_WHAT THIS TASK INVOLVES_.
Your output must consist solely of the lines from the "What matplotlib code" line through the "ax = fig.add_axes([204/1712, 1" line, exactly as written, without images.

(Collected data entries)
# # # # #
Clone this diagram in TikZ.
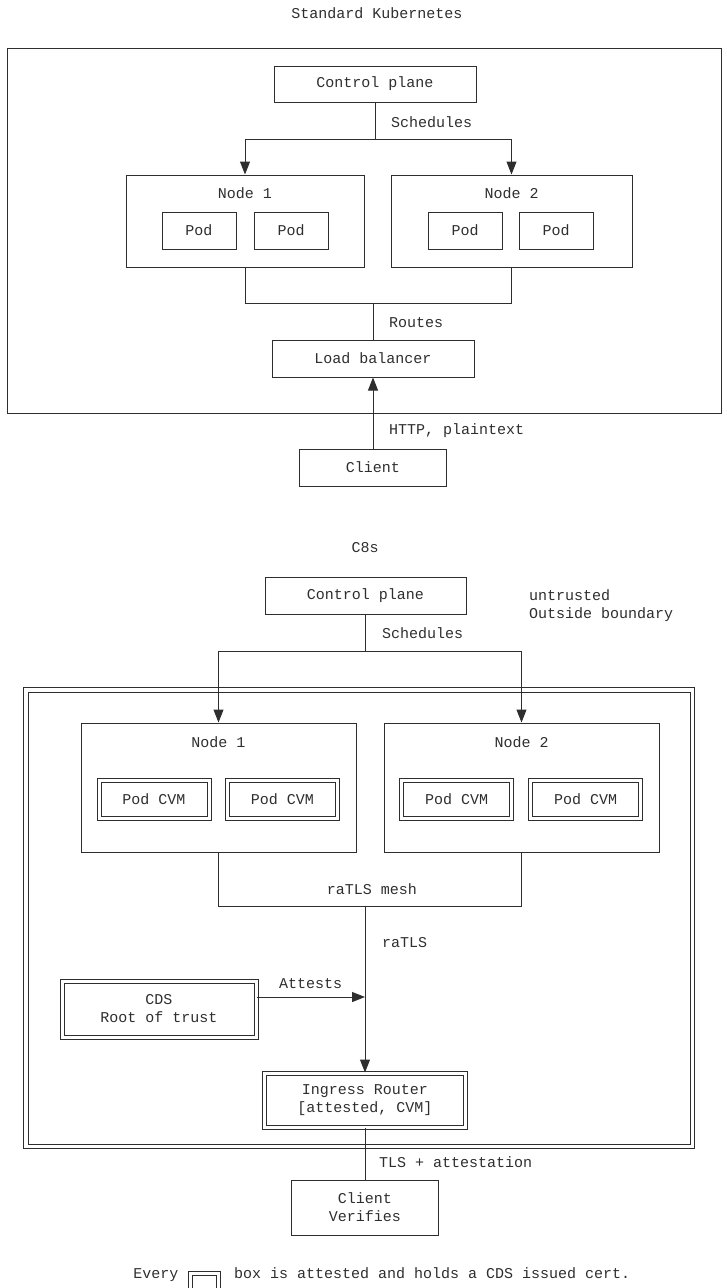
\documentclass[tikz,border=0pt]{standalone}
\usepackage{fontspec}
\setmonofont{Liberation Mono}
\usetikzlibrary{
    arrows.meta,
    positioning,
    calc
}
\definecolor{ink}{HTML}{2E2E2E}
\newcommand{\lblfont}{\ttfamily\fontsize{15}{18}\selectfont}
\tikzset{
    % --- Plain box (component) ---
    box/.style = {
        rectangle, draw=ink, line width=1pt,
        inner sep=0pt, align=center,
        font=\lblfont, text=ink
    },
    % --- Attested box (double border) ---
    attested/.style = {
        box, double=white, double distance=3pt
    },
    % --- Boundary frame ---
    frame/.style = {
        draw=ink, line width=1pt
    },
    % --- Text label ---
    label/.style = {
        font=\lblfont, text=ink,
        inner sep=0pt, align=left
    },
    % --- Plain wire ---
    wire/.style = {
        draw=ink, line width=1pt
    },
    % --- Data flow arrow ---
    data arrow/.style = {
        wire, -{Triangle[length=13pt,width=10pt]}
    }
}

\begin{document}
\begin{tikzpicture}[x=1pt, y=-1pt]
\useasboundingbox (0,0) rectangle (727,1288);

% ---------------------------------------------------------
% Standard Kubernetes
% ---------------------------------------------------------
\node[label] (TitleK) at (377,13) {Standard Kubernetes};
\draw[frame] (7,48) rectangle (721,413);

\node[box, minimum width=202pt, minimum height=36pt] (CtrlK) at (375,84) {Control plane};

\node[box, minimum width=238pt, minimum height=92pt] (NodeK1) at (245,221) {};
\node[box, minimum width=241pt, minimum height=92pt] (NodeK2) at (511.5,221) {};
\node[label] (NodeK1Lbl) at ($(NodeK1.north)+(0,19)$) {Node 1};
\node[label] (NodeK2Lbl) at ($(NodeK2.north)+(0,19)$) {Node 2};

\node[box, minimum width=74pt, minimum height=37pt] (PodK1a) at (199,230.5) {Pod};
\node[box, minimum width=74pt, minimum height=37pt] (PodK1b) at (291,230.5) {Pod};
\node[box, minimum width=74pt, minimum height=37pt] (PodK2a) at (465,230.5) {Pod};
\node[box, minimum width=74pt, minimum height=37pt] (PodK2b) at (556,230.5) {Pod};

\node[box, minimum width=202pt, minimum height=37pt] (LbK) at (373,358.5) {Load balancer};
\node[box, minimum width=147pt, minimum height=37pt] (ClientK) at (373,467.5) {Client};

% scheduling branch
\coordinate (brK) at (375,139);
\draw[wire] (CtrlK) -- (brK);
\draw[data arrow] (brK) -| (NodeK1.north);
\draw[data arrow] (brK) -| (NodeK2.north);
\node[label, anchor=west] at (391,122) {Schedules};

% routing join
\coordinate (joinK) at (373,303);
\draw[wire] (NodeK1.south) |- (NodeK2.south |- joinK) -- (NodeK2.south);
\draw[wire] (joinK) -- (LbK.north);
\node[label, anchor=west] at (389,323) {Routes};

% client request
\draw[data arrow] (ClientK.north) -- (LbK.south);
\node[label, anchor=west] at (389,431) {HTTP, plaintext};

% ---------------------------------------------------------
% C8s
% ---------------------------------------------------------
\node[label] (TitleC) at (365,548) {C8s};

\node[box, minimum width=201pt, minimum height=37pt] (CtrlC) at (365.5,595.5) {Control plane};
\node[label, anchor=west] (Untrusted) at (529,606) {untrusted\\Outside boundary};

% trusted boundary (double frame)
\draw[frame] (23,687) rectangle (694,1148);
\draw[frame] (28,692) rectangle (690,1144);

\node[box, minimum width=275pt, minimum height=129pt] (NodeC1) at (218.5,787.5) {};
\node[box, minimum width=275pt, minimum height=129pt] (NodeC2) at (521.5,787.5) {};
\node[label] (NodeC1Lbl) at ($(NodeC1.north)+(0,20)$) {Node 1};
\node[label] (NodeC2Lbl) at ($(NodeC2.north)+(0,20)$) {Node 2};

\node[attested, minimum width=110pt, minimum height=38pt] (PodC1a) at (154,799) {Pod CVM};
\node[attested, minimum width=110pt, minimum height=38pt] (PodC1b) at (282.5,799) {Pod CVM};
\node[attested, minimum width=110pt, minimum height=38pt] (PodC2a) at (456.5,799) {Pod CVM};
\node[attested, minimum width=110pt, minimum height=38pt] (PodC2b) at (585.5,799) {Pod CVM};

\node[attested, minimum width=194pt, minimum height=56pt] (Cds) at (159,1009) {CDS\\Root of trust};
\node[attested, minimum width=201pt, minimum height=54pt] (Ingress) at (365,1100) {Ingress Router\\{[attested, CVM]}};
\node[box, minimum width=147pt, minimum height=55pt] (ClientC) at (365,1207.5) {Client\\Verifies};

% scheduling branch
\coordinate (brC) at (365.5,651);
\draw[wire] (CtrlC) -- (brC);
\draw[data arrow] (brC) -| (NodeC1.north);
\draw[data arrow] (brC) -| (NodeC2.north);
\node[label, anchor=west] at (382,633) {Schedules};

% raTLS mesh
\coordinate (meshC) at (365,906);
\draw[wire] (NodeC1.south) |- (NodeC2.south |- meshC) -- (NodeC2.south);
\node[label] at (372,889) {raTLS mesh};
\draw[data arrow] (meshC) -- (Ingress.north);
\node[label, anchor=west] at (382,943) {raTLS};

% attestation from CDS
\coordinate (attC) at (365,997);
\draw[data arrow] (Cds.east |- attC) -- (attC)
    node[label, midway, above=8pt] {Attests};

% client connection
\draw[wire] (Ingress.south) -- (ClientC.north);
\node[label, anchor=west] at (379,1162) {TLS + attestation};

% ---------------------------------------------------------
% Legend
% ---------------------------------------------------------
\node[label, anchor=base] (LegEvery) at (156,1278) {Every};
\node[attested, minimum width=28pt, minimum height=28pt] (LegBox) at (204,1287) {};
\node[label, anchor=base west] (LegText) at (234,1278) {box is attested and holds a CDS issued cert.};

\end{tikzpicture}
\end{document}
# # # # #
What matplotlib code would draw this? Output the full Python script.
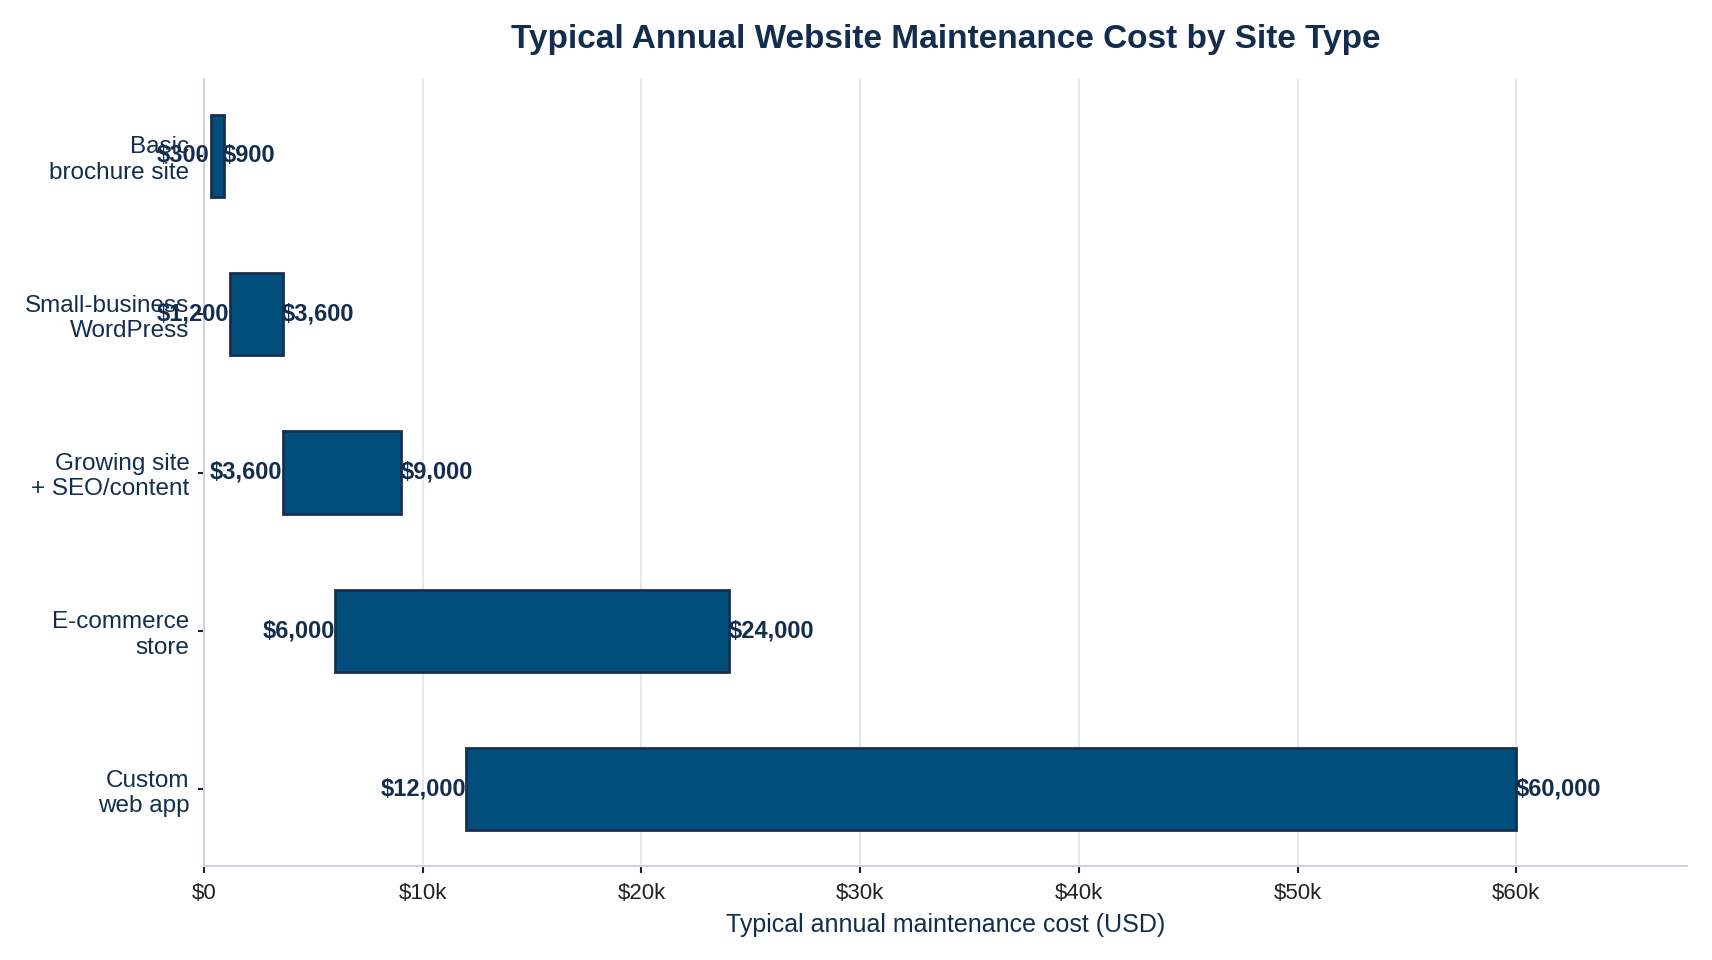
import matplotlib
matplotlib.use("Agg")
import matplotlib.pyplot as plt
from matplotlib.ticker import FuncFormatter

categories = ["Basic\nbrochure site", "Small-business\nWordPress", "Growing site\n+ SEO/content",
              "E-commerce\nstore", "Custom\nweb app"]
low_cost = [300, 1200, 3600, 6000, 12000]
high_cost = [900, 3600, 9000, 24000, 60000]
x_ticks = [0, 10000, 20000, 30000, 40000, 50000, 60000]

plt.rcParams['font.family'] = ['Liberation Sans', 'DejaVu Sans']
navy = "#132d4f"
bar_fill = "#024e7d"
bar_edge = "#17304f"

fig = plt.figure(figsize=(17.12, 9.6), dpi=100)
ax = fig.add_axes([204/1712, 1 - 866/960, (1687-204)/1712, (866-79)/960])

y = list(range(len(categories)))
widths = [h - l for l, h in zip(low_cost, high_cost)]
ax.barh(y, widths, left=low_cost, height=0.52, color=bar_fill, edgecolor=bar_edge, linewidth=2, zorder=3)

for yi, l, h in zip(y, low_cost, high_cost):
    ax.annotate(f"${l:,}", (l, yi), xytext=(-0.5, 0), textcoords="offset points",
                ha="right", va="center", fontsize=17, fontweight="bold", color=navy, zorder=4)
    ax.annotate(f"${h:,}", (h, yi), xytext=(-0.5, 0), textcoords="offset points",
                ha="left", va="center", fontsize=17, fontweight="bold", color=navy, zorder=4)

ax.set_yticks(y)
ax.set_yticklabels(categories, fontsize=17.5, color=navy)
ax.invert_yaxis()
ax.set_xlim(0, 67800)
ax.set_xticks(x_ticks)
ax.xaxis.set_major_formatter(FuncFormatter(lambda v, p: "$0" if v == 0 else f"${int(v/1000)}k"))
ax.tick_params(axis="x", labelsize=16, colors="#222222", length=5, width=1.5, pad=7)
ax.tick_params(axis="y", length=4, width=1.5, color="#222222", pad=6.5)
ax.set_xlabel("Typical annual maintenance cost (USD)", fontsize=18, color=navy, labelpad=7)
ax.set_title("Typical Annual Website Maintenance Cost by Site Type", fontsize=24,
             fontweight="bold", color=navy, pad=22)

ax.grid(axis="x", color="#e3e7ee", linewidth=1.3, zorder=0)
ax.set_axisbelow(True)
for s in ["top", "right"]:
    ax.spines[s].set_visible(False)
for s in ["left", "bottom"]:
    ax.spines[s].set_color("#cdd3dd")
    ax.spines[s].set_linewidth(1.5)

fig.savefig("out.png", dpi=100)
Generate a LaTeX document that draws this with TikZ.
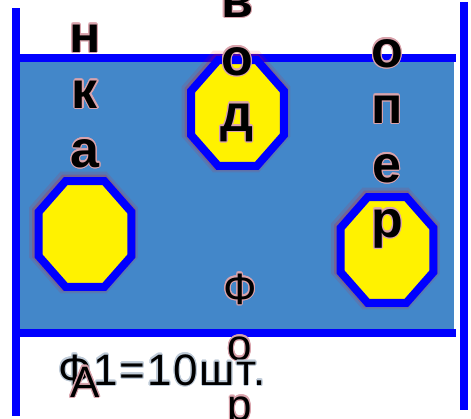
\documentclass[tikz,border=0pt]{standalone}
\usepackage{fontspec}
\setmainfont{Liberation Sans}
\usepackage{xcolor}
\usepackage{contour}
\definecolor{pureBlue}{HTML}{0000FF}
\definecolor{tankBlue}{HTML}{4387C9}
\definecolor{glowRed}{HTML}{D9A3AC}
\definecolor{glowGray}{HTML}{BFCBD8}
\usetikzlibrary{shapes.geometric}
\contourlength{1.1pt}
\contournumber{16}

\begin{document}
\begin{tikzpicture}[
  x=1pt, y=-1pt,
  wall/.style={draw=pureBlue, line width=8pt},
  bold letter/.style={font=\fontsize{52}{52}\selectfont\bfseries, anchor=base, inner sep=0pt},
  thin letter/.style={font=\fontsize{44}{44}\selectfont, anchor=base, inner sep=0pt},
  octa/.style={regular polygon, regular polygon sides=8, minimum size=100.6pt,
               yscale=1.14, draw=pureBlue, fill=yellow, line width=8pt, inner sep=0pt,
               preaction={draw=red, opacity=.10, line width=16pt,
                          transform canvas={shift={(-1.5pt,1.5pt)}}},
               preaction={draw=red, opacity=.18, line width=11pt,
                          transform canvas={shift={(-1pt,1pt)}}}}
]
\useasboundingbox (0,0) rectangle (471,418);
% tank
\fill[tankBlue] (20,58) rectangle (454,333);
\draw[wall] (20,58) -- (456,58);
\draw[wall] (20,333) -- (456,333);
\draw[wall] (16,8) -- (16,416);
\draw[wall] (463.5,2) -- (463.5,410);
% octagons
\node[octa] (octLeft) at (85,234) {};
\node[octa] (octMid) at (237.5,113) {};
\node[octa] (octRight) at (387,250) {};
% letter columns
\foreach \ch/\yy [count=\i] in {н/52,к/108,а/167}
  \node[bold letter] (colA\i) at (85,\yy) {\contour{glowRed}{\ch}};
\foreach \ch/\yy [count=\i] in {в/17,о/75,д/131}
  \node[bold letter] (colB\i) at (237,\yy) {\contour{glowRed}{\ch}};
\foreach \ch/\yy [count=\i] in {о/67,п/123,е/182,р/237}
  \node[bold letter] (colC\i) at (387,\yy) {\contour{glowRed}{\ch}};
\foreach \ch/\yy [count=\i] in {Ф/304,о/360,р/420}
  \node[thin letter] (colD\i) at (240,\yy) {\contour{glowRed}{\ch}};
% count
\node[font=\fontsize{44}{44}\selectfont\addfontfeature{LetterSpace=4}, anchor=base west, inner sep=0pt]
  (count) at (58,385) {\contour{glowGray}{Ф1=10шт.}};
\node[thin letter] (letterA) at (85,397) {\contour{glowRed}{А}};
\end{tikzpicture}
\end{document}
# # # # #
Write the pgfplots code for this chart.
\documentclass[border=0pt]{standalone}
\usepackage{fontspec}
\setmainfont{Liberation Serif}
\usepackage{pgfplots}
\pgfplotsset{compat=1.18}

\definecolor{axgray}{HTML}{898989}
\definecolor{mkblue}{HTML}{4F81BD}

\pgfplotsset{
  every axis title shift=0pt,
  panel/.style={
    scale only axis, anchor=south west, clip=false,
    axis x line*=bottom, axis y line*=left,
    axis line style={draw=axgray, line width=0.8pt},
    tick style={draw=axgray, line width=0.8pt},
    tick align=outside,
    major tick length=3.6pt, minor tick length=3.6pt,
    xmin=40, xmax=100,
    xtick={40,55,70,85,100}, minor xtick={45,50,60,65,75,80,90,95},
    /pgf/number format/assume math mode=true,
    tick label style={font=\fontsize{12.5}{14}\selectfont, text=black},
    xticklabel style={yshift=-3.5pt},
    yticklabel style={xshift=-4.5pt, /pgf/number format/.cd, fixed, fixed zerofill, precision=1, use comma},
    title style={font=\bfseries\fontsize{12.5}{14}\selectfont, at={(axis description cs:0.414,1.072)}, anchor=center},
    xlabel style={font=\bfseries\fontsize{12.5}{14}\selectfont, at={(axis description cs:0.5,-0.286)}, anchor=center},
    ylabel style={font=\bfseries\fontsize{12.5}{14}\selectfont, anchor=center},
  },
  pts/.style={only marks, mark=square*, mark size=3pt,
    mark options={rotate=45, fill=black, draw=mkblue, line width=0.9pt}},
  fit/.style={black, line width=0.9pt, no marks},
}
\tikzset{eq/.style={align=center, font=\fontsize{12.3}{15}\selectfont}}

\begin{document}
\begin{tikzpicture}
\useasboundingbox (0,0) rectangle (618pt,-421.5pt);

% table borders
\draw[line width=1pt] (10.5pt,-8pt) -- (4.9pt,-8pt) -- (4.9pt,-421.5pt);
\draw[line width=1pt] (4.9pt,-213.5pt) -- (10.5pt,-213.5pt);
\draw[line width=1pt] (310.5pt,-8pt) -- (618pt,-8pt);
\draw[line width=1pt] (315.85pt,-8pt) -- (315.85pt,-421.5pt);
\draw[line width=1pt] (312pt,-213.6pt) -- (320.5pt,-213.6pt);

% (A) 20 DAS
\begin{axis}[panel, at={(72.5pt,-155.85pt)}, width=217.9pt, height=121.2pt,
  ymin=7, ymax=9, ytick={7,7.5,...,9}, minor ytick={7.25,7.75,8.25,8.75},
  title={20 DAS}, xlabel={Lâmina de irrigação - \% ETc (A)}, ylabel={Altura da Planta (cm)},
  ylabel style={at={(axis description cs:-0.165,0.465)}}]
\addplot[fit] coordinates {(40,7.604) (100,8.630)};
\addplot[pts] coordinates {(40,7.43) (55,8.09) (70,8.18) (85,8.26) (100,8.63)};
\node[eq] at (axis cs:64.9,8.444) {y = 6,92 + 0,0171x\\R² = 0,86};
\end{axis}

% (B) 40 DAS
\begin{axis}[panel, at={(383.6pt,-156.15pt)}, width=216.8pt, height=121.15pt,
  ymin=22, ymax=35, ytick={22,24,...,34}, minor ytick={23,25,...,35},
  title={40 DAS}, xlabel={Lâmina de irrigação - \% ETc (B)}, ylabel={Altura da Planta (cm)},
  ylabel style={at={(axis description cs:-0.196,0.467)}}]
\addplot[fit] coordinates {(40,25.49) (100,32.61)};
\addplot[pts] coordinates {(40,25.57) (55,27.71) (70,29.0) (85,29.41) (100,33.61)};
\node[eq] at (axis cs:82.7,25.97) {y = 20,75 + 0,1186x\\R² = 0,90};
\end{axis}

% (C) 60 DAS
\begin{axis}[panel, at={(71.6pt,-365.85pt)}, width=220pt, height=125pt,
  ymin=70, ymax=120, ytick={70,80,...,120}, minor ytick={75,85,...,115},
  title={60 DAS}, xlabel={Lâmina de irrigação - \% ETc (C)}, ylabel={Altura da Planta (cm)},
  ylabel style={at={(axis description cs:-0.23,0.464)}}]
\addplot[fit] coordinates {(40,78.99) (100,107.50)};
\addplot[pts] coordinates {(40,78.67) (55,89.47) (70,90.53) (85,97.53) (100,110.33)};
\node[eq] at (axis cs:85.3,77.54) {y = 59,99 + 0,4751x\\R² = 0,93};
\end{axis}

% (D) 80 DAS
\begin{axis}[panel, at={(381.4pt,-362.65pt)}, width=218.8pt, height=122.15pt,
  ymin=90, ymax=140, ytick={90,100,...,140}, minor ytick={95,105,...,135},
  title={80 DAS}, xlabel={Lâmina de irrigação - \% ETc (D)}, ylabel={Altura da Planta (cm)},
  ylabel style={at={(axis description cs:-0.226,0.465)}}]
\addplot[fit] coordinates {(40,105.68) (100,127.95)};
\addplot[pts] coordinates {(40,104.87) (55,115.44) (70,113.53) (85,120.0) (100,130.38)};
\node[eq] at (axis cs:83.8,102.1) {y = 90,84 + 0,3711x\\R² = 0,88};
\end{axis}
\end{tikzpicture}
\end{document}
# # # # #
_RESULT OF THIS EXERCISE_.
What matplotlib code would draw this? Output the full Python script.
import matplotlib
matplotlib.use("Agg")
import matplotlib.pyplot as plt
from matplotlib.ticker import FuncFormatter

categories = ["Basic\nbrochure site", "Small-business\nWordPress", "Growing site\n+ SEO/content",
              "E-commerce\nstore", "Custom\nweb app"]
low_cost = [300, 1200, 3600, 6000, 12000]
high_cost = [900, 3600, 9000, 24000, 60000]
x_ticks = [0, 10000, 20000, 30000, 40000, 50000, 60000]

plt.rcParams['font.family'] = ['Liberation Sans', 'DejaVu Sans']
navy = "#132d4f"
bar_fill = "#024e7d"
bar_edge = "#17304f"

fig = plt.figure(figsize=(17.12, 9.6), dpi=100)
ax = fig.add_axes([204/1712, 1 - 866/960, (1687-204)/1712, (866-79)/960])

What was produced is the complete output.